Nyangwa is a Doctoral Candidate in Molecular Biology at Stellenbosch University, and a recipient of a fellowship from the National Research Foundation (NRF), an entity of the Department of Science and Innovation (DSI).


Born the youngest child of a large family and raised in a small town called Keiskammahoek in the Eastern Cape, Nyangwa has wanted to be a doctor or a scientist for as long as he can remember.


Inspired by his mother's passion for nursing

"Not to sound clichéd or anything, but growing up was really not so easy, coming from a previously disadvantaged background," he says. "My parents worked hard to make sure they provided us with the best opportunities to pursue our dreams."


He traces his inspiration to pursue his childhood dream to his mother, a professional nurse. "Her work and her passion for nursing introduced me to the field of medicine, and I fell in love with it," he said.

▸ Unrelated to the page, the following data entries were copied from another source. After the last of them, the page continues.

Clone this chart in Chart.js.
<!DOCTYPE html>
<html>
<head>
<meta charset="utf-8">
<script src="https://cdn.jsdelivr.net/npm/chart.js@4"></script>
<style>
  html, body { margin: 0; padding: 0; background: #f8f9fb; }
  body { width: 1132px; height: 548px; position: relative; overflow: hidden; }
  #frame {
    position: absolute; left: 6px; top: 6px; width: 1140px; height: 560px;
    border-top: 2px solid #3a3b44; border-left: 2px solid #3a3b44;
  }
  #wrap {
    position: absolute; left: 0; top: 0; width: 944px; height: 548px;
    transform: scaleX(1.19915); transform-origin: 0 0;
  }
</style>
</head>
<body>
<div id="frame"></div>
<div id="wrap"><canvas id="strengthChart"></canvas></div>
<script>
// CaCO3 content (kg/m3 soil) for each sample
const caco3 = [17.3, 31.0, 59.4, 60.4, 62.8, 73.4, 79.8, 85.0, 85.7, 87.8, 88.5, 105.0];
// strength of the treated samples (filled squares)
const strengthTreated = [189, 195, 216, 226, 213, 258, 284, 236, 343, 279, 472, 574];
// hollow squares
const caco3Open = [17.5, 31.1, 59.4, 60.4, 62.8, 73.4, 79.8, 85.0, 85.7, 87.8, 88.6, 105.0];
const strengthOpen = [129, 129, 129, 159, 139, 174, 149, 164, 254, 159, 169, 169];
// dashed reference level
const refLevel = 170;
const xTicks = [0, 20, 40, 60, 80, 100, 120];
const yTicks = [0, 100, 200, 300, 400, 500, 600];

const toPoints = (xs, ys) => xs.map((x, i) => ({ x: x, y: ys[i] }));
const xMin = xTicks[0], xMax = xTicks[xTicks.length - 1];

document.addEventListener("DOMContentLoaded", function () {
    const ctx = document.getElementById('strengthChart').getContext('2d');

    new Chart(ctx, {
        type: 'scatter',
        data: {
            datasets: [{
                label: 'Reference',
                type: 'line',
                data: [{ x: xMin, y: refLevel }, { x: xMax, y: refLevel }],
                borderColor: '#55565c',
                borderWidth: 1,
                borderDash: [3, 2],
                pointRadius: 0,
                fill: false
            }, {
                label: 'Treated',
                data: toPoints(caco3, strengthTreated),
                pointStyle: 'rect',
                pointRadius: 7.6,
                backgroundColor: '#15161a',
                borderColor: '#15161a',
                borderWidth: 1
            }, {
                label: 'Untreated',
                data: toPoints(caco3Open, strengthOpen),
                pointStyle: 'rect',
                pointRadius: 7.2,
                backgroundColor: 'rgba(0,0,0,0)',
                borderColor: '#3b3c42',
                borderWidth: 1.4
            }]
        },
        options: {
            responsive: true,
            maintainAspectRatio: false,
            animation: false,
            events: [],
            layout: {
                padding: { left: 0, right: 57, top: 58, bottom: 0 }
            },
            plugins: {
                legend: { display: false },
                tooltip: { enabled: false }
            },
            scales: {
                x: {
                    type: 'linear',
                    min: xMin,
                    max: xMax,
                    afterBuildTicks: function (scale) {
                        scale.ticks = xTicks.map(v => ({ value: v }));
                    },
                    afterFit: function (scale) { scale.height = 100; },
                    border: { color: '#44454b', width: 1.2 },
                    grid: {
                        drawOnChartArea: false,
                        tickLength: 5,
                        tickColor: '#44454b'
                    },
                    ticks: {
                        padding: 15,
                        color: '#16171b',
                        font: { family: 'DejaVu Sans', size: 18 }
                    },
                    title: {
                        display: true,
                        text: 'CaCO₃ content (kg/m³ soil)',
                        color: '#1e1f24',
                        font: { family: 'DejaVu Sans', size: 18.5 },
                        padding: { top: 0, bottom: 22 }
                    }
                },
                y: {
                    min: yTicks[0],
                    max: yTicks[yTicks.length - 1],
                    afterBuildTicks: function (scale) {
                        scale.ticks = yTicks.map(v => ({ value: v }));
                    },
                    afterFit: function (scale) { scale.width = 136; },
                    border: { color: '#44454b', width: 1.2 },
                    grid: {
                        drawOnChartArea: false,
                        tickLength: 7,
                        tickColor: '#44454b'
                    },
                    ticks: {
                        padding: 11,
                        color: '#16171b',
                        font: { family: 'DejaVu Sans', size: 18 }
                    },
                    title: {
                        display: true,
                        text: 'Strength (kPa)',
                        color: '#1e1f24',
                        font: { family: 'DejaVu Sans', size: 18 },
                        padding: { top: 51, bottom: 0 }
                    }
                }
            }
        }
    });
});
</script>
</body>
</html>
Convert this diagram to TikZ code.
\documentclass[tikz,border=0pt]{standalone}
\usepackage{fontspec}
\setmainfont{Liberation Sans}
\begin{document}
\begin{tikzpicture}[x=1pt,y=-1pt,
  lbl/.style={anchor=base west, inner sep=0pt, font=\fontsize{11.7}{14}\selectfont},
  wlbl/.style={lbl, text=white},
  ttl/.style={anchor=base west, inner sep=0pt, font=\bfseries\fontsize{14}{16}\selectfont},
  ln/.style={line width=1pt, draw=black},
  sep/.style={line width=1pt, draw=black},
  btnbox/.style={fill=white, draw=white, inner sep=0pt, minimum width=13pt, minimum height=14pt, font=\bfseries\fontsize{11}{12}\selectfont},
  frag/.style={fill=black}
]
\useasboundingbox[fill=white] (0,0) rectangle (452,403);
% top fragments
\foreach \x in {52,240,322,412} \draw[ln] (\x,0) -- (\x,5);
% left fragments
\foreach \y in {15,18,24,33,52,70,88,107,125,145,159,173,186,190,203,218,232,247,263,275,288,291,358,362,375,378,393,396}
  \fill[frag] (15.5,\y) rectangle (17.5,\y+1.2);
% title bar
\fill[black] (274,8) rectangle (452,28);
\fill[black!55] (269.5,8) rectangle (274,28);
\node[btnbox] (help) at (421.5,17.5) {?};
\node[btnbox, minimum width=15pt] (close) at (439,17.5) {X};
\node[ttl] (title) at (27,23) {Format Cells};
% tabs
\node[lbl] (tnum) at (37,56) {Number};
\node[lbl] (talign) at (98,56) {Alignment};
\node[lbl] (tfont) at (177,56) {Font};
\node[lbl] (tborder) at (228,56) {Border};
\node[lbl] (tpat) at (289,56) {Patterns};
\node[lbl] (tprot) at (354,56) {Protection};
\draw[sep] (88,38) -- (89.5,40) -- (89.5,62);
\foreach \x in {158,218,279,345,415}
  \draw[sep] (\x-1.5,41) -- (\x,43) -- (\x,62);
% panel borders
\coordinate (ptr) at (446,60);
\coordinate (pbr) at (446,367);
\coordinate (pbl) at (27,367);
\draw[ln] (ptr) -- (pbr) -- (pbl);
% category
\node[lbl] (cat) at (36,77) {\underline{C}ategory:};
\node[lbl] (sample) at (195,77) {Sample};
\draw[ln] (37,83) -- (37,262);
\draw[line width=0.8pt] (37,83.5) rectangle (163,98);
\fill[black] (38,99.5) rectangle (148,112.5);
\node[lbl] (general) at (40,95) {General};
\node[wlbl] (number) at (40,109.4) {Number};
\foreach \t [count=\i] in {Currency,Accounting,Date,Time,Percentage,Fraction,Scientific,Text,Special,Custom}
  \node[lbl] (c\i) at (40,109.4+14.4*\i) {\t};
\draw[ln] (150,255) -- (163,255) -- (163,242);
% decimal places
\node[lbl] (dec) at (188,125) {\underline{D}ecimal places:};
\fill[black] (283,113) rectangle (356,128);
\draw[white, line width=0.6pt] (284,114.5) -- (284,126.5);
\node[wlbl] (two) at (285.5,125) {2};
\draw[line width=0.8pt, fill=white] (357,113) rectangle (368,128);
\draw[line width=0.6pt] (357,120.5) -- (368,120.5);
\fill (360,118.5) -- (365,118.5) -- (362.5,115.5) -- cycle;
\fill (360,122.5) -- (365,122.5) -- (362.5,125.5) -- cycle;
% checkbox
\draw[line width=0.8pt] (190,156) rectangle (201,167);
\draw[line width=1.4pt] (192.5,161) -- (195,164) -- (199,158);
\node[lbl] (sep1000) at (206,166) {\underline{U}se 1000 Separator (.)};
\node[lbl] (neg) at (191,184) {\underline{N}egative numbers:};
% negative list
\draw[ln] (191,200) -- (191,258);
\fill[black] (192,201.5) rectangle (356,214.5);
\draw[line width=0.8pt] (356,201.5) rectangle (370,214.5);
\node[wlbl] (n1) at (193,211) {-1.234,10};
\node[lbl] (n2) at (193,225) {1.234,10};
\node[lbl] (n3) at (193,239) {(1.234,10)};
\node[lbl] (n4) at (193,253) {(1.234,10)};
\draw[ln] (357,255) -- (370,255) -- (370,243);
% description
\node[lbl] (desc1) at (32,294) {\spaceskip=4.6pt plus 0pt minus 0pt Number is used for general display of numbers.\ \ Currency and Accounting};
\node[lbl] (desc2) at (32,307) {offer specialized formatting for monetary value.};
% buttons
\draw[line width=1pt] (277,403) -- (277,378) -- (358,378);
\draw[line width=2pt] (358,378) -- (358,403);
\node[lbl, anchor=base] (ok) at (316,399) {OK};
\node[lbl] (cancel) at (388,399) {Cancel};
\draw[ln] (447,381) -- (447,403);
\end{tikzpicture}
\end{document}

His ambition was fuelled further by his training as an igqirha (traditional healer), which both shaped him and added to his interest in science.


Nyangwa has travelled a long road to where he is now, starting with a Diploma in Biotechnology at Cape Peninsula University of Technology, where he also completed a BTech in Biomedical Technology. He then enrolled at Stellenbosch University for an MSc in Molecular Biology, which he subsequently upgraded to a PhD.

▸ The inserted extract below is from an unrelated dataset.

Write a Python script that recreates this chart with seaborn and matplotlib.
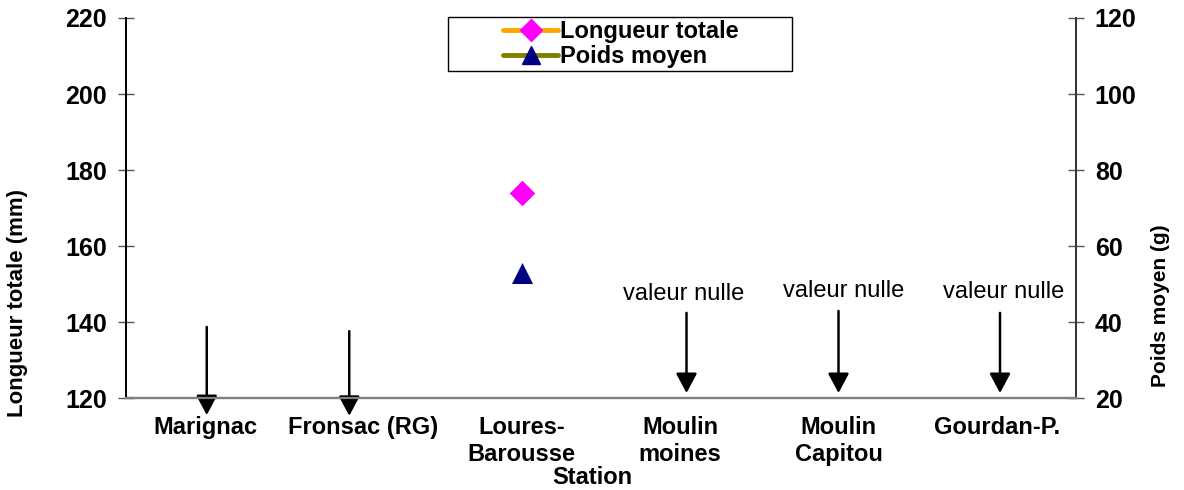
import numpy as np
import pandas as pd
import matplotlib
matplotlib.use("Agg")
import matplotlib.pyplot as plt
from matplotlib.lines import Line2D
from matplotlib.patches import Rectangle
import seaborn as sns

stations = ["Marignac", "Fronsac (RG)", "Loures-\nBarousse", "Moulin\nmoines", "Moulin\nCapitou", "Gourdan-P."]
longueur = [np.nan, np.nan, 174, np.nan, np.nan, np.nan]
poids = [np.nan, np.nan, 53, np.nan, np.nan, np.nan]

sns.set_theme(style="white")
plt.rcParams["font.family"] = ["Liberation Sans", "DejaVu Sans"]
for k in ["text.color", "axes.labelcolor", "xtick.color", "ytick.color"]:
    plt.rcParams[k] = "black"

df = pd.DataFrame({"pos": np.arange(len(stations)), "station": stations,
                   "longueur": longueur, "poids": poids})

W, H = 1184, 490
fig = plt.figure(figsize=(W / 100, H / 100), dpi=100)
ax = fig.add_axes([126 / W, 1 - 398 / H, 950 / W, 380 / H])
ax2 = ax.twinx()

sns.scatterplot(data=df, x="pos", y="longueur", ax=ax, marker="D", s=170,
                color="#FF00FF", edgecolor="#FF00FF", linewidth=0, zorder=5, legend=False)
sns.scatterplot(data=df, x="pos", y="poids", ax=ax2, marker="^", s=230,
                color="#000080", edgecolor="#000080", linewidth=0, zorder=5, legend=False)

ax.set_xlim(-0.5, len(stations) - 0.5)
ax.set_ylim(120, 220)
ax2.set_ylim(20, 120)
ax.set_yticks(np.arange(120, 221, 20))
ax2.set_yticks(np.arange(20, 121, 20))

ax.set_xticks(np.arange(-0.5, len(stations), 1.0))
ax.set_xticklabels([])
ax.set_xticks(np.arange(len(stations)), minor=True)
ax.set_xticklabels(stations, minor=True, fontsize=17, fontweight="bold")
ax.tick_params(axis="x", which="minor", length=0, pad=13)
ax.tick_params(axis="x", which="major", direction="inout", length=11, color="#333333", width=1)
ax.tick_params(axis="y", direction="inout", length=11, color="#555555", width=1, labelsize=18, pad=8)
ax2.tick_params(axis="y", direction="inout", length=11, color="#555555", width=1, labelsize=18, pad=8)
for lab in ax.get_yticklabels() + ax2.get_yticklabels():
    lab.set_fontweight("bold")

for a in (ax, ax2):
    a.spines["top"].set_visible(False)
    a.spines["left"].set_color("#000000")
    a.spines["right"].set_color("#333333")
    a.spines["bottom"].set_color("#808080")
    a.spines["bottom"].set_linewidth(1.6)
    a.grid(False)

ax.set_xlabel("Station", fontsize=17, fontweight="bold", va="center")
ax.xaxis.set_label_coords((592 - 126) / 950, (398 - 477) / 380)
ax.set_ylabel("Longueur totale (mm)", fontsize=16, fontweight="bold", va="center")
ax.yaxis.set_label_coords((18 - 126) / 950, (398 - 303) / 380)
ax2.set_ylabel("Poids moyen (g)", fontsize=15, fontweight="bold", va="center", rotation=90)
ax2.yaxis.set_label_coords((1160 - 126) / 950, (398 - 306) / 380)

arrow_kw = dict(arrowstyle="-|>,head_length=0.6,head_width=0.32", color="black",
                lw=1.8, mutation_scale=20, shrinkA=0, shrinkB=0)
# arrows without text (below axis)
for x, ytop, ytip in [(0.01, 138.7, 115.5), (0.91, 137.6, 115.3)]:
    ax.annotate("", xy=(x, ytip), xytext=(x, ytop), xycoords="data",
                arrowprops=arrow_kw, annotation_clip=False)
# "valeur nulle" arrows
for x, xt, ytop, yt in [(3.04, 3.02, 142.4, 147.4), (4.0, 4.03, 142.9, 148.2), (5.02, 5.04, 142.4, 147.9)]:
    ax.annotate("", xy=(x, 121.3), xytext=(x, ytop), xycoords="data",
                arrowprops=arrow_kw, annotation_clip=False)
    ax.text(xt, yt, "valeur nulle", ha="center", va="center", fontsize=17)

handles = [
    Line2D([0], [0], color="#FFA500", lw=3.5, marker="D", markersize=11,
           markerfacecolor="#FF00FF", markeredgecolor="#FF00FF"),
    Line2D([0], [0], color="#808000", lw=3.5, marker="^", markersize=13,
           markerfacecolor="#000080", markeredgecolor="#000080"),
]
leg = ax2.legend(handles, ["Longueur totale", "Poids moyen"], loc="center",
                 bbox_to_anchor=(621 / W, 1 - 44 / H), bbox_transform=fig.transFigure,
                 frameon=False, prop={"weight": "bold", "size": 17}, handlelength=2.3,
                 labelspacing=0.08, borderpad=0.0, handletextpad=0.1, borderaxespad=0)
fig.patches.append(Rectangle((448 / W, 1 - 71 / H), (792 - 448) / W, (71 - 17) / H,
                             transform=fig.transFigure, fill=False, edgecolor="black",
                             linewidth=1.0, zorder=10))

fig.savefig("out.png", dpi=100)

Understanding our susceptibility to disease


Nyangwa is driven by a desire to add to the current body of knowledge on tuberculosis and HIV/AIDS, and speaks with passion about his PhD research project. His focus is on the structural and functional variations that occur in a type of cytokine known as interferon gamma.

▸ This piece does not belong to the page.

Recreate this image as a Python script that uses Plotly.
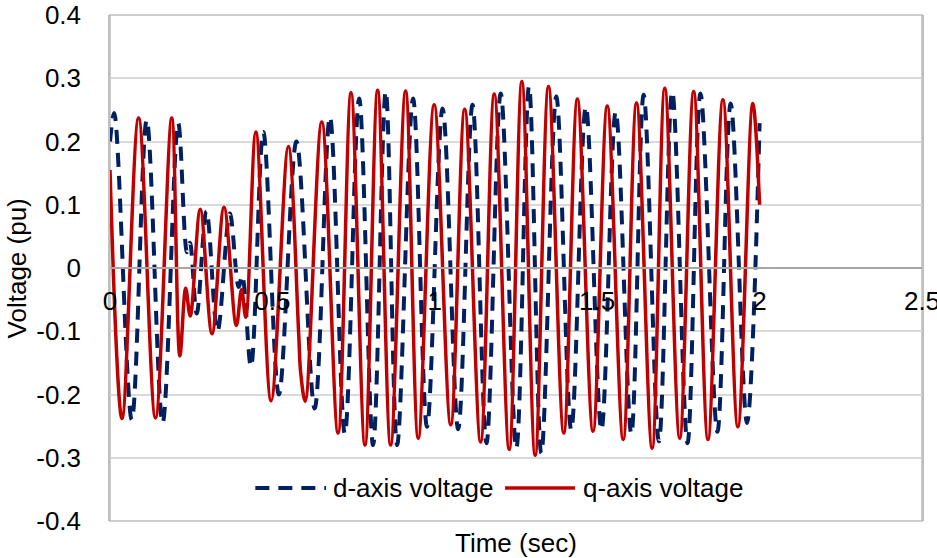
import plotly.graph_objects as go

# q-axis voltage (solid red) - turning points
q_time = [0.000, 0.037, 0.088, 0.140, 0.190, 0.215, 0.233, 0.247, 0.278, 0.314,
          0.351, 0.389, 0.405, 0.418, 0.449, 0.496, 0.549, 0.581, 0.587, 0.601,
          0.652, 0.702, 0.742, 0.785, 0.824, 0.864, 0.910, 0.949, 0.998, 1.049,
          1.092, 1.141, 1.183, 1.229, 1.268, 1.309, 1.350, 1.397, 1.439, 1.487,
          1.531, 1.580, 1.621, 1.669, 1.708, 1.754, 1.797, 1.841, 1.887, 1.933,
          1.979, 2.000]
q_volt = [0.155, -0.238, 0.237, -0.237, 0.237, -0.139, -0.032, -0.076, 0.093, -0.104,
          0.096, -0.091, -0.034, -0.078, 0.215, -0.210, 0.192, -0.105, -0.165, -0.211,
          0.231, -0.261, 0.277, -0.280, 0.281, -0.280, 0.280, -0.269, 0.258, -0.248,
          0.251, -0.275, 0.275, -0.287, 0.295, -0.296, 0.287, -0.261, 0.267, -0.258,
          0.256, -0.271, 0.261, -0.285, 0.284, -0.269, 0.279, -0.271, 0.266, -0.251,
          0.260, 0.100]

# d-axis voltage (dashed navy) - turning points
d_time = [0.000, 0.013, 0.067, 0.113, 0.162, 0.210, 0.237, 0.246, 0.267, 0.297,
          0.331, 0.369, 0.396, 0.407, 0.434, 0.472, 0.520, 0.574, 0.630, 0.677,
          0.723, 0.767, 0.810, 0.849, 0.884, 0.933, 0.976, 1.024, 1.072, 1.116,
          1.159, 1.203, 1.251, 1.290, 1.328, 1.374, 1.420, 1.465, 1.513, 1.557,
          1.605, 1.643, 1.690, 1.731, 1.778, 1.818, 1.870, 1.911, 1.961, 2.000]
d_volt = [0.200, 0.245, -0.240, 0.234, -0.245, 0.229, 0.025, 0.040, -0.072, 0.090,
          -0.100, 0.086, -0.030, -0.012, -0.156, 0.215, -0.200, 0.200, -0.222, 0.239,
          -0.262, 0.268, -0.280, 0.279, -0.280, 0.268, -0.251, 0.252, -0.255, 0.258,
          -0.277, 0.276, -0.285, 0.287, -0.293, 0.271, -0.256, 0.255, -0.256, 0.247,
          -0.262, 0.274, -0.274, 0.279, -0.277, 0.276, -0.259, 0.260, -0.245, 0.229]

series_names = ["d-axis voltage", "q-axis voltage"]
x_ticks = [0, 0.5, 1, 1.5, 2, 2.5]
x_labels = ["0", "0.5", "1", "1.5", "2", "2.5"]
y_ticks = [-0.4, -0.3, -0.2, -0.1, 0, 0.1, 0.2, 0.3, 0.4]
y_labels = ["-0.4", "-0.3", "-0.2", "-0.1", "0", "0.1", "0.2", "0.3", "0.4"]

FONT = "Liberation Sans, Arial, sans-serif"
FS = 26
NAVY = "#002060"
RED = "#C00000"
NAVY_DASH = "14px,9px"

fig = go.Figure()
fig.add_trace(go.Scatter(
    x=d_time, y=d_volt, mode="lines", name=series_names[0],
    line=dict(color=NAVY, width=4, dash=NAVY_DASH, shape="spline", smoothing=1.0),
))
fig.add_trace(go.Scatter(
    x=q_time, y=q_volt, mode="lines", name=series_names[1],
    line=dict(color=RED, width=3.5, shape="spline", smoothing=1.0),
))

# legend drawn as in the original (long samples), in paper coordinates
leg_y = 0.065
legend_shapes = [
    dict(type="line", xref="paper", yref="paper", x0=0.179, x1=0.266, y0=leg_y, y1=leg_y,
         line=dict(color=NAVY, width=4, dash=NAVY_DASH)),
    dict(type="line", xref="paper", yref="paper", x0=0.4865, x1=0.5727, y0=leg_y, y1=leg_y,
         line=dict(color=RED, width=3.5)),
]
legend_texts = [
    dict(text=series_names[0], xref="paper", yref="paper", x=0.272, y=leg_y,
         xanchor="left", yanchor="middle", showarrow=False, font=dict(size=FS)),
    dict(text=series_names[1], xref="paper", yref="paper", x=0.580, y=leg_y,
         xanchor="left", yanchor="middle", showarrow=False, font=dict(size=FS)),
]

fig.update_layout(
    width=937, height=558,
    margin=dict(l=110, r=15, t=15, b=37),
    paper_bgcolor="white", plot_bgcolor="white",
    font=dict(family=FONT, size=FS, color="#000000"),
    showlegend=False,
    xaxis=dict(range=[0, 2.5], tickvals=x_ticks, ticktext=x_labels,
               anchor="free", position=0.5, showline=True, linecolor="#A6A6A6",
               linewidth=1.5, showgrid=False, zeroline=False, ticks="",
               ticklabelstandoff=10, tickfont=dict(size=FS), automargin=False,
               ticklabeloverflow="allow"),
    yaxis=dict(range=[-0.4, 0.4], tickvals=y_ticks, ticktext=y_labels,
               showline=True, linecolor="#BFBFBF", linewidth=1.5, mirror=True,
               showgrid=True, gridcolor="#D9D9D9", gridwidth=1.5, zeroline=False,
               ticks="", ticklabelstandoff=22, tickfont=dict(size=FS), automargin=False,
               ticklabeloverflow="allow"),
    shapes=[dict(type="rect", xref="paper", yref="paper", x0=0, x1=1, y0=0, y1=1,
                 line=dict(color="#BFBFBF", width=1.5), layer="below")] + legend_shapes,
    annotations=[
        dict(text="Time (sec)", xref="paper", yref="paper", x=0.5, y=-0.044,
             xanchor="center", yanchor="middle", showarrow=False, font=dict(size=FS)),
        dict(text="Voltage (pu)", xref="paper", yref="paper", x=-0.114, y=0.5,
             xanchor="center", yanchor="middle", textangle=-90, showarrow=False,
             font=dict(size=FS)),
    ] + legend_texts,
)

fig.write_html("out.html")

Cytokines, he explains, are small proteins that play an important role in cell signalling in the human body. And among the cytokines, interferon gamma (IFN-g) is of particular interest to Nyangwa, because it is critical for innate and adaptive immunity against viral and other infections.


While his project will initially look at how the structure of interferon gamma correlates with its function, Nyangwa's ultimate goal is to define the IFN-g structural profiles in the blood plasma of patients with TB. Doing this, he believes, will help us understand the impact of structural IFN-g variants on the immune response and possibly on our susceptibility to disease.


At the very least, he hopes his research study will serve as a platform for further research, as no similar study has been conducted in this area.


Nyangwa still sees a long road ahead for himself as he works to leave a mark in his chosen field. "I would also like to start a medical research institute in my home province of Eastern Cape, for its children and the children of Mother Africa."


He urges young people to "work hard, play hard, ground yourself in something you love doing, and pray hard if you are religious".


Lastly, describing science as "a passion and a hobby that you sometimes get paid for", he offers the following advice to young people who are considering a career in science: "If you still see being in science as a job, then you aren't where you are destined to be yet."